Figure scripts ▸
- - - -
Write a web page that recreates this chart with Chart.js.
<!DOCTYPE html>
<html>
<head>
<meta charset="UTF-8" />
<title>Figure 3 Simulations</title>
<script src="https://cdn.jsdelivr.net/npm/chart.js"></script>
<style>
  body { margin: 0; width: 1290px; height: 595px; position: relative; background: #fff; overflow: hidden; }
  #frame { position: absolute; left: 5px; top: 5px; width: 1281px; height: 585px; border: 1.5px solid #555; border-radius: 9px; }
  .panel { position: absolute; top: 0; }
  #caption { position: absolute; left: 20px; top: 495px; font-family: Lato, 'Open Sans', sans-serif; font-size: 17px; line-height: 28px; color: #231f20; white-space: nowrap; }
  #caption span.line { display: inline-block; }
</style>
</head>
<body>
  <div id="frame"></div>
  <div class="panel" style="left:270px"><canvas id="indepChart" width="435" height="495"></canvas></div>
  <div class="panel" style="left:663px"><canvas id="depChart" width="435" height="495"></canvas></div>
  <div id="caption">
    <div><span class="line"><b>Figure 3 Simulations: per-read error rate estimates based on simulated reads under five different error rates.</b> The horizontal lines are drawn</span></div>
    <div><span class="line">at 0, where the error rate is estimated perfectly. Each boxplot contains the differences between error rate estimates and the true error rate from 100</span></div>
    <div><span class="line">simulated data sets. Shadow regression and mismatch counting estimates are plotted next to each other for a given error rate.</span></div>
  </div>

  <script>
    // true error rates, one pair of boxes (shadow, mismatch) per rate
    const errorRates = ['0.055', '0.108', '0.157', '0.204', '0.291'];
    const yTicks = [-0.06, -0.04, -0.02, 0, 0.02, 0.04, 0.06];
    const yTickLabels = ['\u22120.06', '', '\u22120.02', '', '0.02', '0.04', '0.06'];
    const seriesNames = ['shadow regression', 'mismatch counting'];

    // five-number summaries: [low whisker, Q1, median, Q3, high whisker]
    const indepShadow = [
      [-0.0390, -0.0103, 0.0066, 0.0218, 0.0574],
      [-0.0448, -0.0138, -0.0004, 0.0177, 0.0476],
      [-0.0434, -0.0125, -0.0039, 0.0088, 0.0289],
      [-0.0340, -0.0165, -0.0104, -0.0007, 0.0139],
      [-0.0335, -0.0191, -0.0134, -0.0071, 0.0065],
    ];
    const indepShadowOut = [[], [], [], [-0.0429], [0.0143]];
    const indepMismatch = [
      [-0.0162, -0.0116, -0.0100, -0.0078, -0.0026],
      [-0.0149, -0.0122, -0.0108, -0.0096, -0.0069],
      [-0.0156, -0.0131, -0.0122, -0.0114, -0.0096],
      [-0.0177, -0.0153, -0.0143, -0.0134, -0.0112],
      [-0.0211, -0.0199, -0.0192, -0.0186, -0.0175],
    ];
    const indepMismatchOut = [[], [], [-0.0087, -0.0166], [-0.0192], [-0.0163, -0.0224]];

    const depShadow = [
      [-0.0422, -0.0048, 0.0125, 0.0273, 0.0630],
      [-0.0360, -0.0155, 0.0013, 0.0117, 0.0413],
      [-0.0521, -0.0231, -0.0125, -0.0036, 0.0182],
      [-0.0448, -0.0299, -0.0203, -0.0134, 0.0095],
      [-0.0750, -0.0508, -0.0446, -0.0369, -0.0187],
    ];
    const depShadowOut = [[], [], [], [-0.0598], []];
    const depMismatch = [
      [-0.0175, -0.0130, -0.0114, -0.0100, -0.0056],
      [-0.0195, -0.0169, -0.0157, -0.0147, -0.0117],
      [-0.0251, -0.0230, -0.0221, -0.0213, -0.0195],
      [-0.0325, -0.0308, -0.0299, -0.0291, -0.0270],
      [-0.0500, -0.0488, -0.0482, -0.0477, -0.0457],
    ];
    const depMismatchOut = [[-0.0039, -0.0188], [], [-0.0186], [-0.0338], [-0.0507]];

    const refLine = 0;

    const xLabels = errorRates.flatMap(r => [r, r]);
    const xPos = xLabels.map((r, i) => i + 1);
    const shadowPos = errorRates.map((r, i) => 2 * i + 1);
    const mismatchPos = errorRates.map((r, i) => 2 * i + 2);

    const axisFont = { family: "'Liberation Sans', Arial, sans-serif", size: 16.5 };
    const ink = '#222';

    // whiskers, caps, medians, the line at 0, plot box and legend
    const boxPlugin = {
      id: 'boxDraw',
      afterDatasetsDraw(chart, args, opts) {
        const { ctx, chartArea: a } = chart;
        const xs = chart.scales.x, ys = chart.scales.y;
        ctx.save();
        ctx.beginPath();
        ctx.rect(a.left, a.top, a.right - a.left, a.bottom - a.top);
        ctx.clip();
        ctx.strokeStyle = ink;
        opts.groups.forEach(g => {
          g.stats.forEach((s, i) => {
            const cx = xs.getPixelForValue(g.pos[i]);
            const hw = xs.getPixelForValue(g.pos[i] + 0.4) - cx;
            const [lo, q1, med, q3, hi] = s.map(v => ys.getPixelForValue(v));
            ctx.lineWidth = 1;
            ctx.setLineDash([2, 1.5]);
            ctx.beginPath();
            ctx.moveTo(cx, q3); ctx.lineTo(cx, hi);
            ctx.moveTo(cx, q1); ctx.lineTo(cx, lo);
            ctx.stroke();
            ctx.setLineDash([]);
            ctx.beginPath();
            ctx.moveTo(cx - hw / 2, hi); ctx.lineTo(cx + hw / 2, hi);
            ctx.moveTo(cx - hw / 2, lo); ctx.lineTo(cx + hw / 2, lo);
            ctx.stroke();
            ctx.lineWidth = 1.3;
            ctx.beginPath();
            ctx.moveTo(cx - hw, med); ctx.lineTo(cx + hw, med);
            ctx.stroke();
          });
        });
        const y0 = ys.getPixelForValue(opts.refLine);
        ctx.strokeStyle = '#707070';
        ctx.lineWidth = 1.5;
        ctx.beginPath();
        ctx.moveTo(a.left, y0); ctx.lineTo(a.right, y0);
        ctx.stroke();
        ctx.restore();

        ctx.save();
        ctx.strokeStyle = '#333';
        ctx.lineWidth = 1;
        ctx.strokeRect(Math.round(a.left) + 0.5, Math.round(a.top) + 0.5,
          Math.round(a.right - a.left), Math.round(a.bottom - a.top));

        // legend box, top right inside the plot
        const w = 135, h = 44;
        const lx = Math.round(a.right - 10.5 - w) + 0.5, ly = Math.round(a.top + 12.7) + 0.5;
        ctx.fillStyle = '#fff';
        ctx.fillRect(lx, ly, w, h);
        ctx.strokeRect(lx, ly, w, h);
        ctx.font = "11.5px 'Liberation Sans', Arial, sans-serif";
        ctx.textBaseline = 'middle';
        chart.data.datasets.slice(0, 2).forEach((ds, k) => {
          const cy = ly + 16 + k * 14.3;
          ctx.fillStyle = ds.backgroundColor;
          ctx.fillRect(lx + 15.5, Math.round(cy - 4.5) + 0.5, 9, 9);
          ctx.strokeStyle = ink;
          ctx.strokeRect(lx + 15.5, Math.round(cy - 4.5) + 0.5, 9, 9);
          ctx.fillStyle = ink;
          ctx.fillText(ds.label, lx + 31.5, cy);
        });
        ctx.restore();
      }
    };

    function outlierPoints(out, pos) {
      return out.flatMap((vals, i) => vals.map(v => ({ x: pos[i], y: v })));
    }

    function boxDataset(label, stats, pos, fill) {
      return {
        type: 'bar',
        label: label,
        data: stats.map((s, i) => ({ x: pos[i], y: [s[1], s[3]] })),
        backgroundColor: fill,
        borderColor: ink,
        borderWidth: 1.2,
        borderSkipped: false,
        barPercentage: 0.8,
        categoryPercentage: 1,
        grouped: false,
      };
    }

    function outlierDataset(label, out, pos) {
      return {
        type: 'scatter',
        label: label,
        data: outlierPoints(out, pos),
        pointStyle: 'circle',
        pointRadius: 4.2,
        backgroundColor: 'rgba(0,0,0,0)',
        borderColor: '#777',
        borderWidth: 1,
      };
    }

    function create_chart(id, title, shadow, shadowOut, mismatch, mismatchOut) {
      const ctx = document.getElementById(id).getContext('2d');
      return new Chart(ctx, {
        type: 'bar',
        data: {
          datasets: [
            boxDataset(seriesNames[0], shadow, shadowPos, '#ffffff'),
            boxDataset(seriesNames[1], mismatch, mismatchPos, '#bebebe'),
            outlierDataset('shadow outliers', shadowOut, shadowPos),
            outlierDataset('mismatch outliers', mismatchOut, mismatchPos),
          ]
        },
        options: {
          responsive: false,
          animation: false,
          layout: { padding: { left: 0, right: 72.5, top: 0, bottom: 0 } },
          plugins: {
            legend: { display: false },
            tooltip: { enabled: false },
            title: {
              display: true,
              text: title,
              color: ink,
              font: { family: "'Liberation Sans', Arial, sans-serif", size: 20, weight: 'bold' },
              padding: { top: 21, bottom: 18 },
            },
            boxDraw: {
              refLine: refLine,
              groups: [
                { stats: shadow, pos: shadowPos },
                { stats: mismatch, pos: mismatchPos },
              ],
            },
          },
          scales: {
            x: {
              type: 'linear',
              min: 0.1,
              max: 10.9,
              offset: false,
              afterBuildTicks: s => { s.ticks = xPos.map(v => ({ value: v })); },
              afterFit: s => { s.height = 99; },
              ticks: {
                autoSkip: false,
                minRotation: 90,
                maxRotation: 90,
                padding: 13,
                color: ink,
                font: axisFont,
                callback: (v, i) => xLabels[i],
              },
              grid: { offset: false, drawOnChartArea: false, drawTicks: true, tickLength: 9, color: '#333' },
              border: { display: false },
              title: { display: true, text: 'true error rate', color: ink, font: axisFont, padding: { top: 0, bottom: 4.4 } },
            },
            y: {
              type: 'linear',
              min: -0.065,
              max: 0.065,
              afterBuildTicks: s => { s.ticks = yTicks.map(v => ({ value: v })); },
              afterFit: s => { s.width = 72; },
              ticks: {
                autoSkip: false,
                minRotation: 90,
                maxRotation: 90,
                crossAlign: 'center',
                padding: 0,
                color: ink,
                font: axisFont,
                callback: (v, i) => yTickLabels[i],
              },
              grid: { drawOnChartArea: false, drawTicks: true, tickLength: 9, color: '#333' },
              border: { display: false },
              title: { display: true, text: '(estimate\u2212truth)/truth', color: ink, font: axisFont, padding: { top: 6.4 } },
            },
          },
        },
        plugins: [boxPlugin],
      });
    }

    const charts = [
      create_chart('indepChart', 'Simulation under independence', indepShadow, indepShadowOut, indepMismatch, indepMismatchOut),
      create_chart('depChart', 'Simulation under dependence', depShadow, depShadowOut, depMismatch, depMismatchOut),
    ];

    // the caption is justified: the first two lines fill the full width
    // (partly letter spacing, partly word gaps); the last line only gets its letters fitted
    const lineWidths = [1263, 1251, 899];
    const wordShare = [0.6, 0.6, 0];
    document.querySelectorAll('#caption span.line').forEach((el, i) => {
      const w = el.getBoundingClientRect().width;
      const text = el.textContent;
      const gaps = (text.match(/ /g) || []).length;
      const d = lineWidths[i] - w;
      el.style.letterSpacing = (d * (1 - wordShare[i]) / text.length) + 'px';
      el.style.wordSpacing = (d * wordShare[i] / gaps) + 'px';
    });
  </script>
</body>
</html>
- - - -
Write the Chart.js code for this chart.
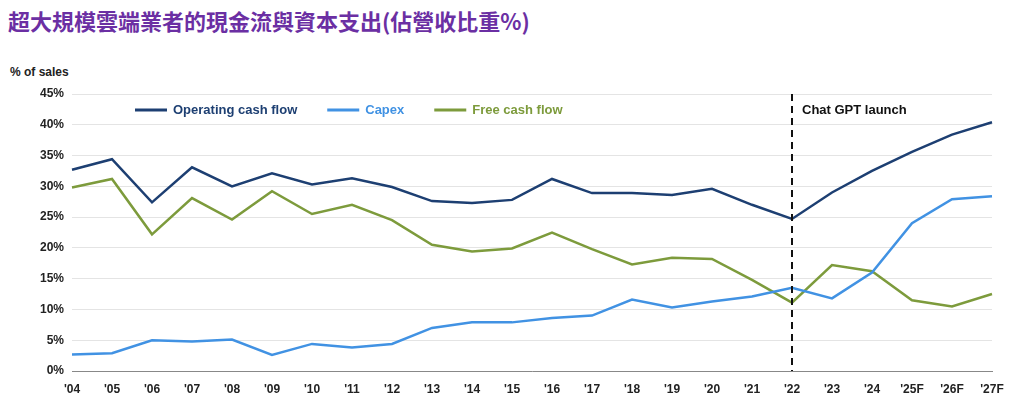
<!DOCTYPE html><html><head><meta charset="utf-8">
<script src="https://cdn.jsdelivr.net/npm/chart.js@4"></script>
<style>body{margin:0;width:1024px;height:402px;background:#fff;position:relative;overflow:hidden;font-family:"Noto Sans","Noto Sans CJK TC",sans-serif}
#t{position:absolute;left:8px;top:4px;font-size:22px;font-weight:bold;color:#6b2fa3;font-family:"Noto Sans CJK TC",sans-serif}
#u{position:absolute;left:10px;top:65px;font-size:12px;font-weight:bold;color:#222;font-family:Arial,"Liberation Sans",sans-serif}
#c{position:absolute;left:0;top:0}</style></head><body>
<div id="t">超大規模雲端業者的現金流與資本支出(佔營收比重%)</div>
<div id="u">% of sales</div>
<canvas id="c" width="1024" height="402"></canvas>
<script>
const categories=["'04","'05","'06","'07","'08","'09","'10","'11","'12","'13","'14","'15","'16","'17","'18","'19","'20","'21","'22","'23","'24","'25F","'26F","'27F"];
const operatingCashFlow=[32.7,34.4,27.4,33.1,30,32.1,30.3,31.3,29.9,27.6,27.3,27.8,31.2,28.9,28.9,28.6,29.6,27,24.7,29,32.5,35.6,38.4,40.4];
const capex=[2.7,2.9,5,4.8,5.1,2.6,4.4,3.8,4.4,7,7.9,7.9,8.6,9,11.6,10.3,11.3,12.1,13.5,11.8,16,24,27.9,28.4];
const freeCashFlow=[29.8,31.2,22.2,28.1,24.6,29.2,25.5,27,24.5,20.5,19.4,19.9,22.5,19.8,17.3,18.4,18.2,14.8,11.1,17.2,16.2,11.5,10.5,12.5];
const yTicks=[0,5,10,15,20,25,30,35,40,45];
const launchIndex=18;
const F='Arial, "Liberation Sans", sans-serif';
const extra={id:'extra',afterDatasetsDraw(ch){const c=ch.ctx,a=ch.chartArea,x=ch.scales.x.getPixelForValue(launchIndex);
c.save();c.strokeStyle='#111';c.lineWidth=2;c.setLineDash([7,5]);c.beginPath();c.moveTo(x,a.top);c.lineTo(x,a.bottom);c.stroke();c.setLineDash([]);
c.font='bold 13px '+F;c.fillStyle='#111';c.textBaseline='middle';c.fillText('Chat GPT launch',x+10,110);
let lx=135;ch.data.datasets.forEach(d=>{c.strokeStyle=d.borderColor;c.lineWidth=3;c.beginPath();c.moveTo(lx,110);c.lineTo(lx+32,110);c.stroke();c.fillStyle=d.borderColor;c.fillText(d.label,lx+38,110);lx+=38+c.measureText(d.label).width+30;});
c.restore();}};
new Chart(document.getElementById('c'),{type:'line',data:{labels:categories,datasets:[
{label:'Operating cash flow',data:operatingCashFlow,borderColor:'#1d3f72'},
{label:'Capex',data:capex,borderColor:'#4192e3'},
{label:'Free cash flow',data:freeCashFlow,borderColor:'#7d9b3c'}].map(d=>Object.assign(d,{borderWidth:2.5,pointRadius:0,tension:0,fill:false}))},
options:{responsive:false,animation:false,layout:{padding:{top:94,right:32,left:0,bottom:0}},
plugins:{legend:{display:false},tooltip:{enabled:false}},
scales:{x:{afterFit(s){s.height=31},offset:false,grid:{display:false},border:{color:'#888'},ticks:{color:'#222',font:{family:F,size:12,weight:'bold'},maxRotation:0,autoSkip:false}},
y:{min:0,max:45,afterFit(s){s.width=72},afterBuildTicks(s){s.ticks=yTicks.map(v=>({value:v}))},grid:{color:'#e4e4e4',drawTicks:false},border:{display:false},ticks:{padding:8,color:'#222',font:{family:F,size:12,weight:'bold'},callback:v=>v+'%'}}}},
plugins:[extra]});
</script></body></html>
- - - -
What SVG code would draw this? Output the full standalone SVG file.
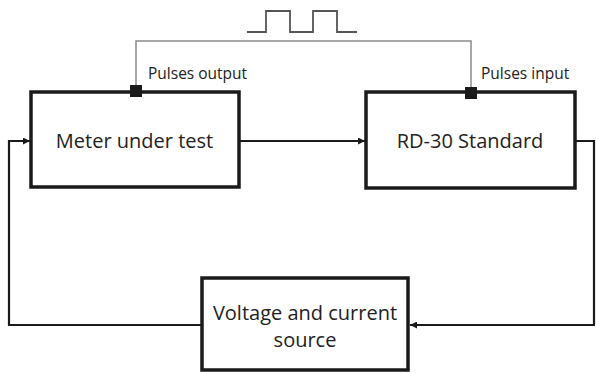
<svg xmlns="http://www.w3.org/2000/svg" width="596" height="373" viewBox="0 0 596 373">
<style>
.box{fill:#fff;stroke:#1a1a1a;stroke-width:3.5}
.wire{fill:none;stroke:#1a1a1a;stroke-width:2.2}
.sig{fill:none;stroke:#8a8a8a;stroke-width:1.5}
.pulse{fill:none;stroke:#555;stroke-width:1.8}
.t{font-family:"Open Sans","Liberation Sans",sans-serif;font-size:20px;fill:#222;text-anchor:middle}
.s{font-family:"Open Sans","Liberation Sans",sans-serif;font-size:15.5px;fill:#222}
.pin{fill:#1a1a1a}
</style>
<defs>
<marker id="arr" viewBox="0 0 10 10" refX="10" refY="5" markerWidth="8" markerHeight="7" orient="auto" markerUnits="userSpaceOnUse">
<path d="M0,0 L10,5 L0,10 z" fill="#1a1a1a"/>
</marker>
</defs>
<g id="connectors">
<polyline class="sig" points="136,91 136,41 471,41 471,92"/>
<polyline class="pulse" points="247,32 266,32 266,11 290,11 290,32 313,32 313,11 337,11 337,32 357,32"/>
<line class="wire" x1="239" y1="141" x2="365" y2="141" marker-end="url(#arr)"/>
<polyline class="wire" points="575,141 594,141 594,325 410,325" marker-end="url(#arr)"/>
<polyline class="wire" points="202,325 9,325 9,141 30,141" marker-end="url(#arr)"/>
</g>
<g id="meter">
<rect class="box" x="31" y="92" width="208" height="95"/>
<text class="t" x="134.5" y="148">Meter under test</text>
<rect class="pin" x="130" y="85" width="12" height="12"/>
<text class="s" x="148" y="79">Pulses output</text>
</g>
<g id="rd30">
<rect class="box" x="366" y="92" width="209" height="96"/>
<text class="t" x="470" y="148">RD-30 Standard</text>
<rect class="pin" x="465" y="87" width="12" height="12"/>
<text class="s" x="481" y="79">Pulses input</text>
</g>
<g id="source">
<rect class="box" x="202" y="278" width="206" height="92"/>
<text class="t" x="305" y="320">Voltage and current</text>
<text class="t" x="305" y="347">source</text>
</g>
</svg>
- - - -
THE EXERCISE ▸
In the records above, collect each line with "code".

SOLUTION BELOW ▸
Write the Chart.js code for this chart.
What SVG code would draw this? Output the full standalone SVG file.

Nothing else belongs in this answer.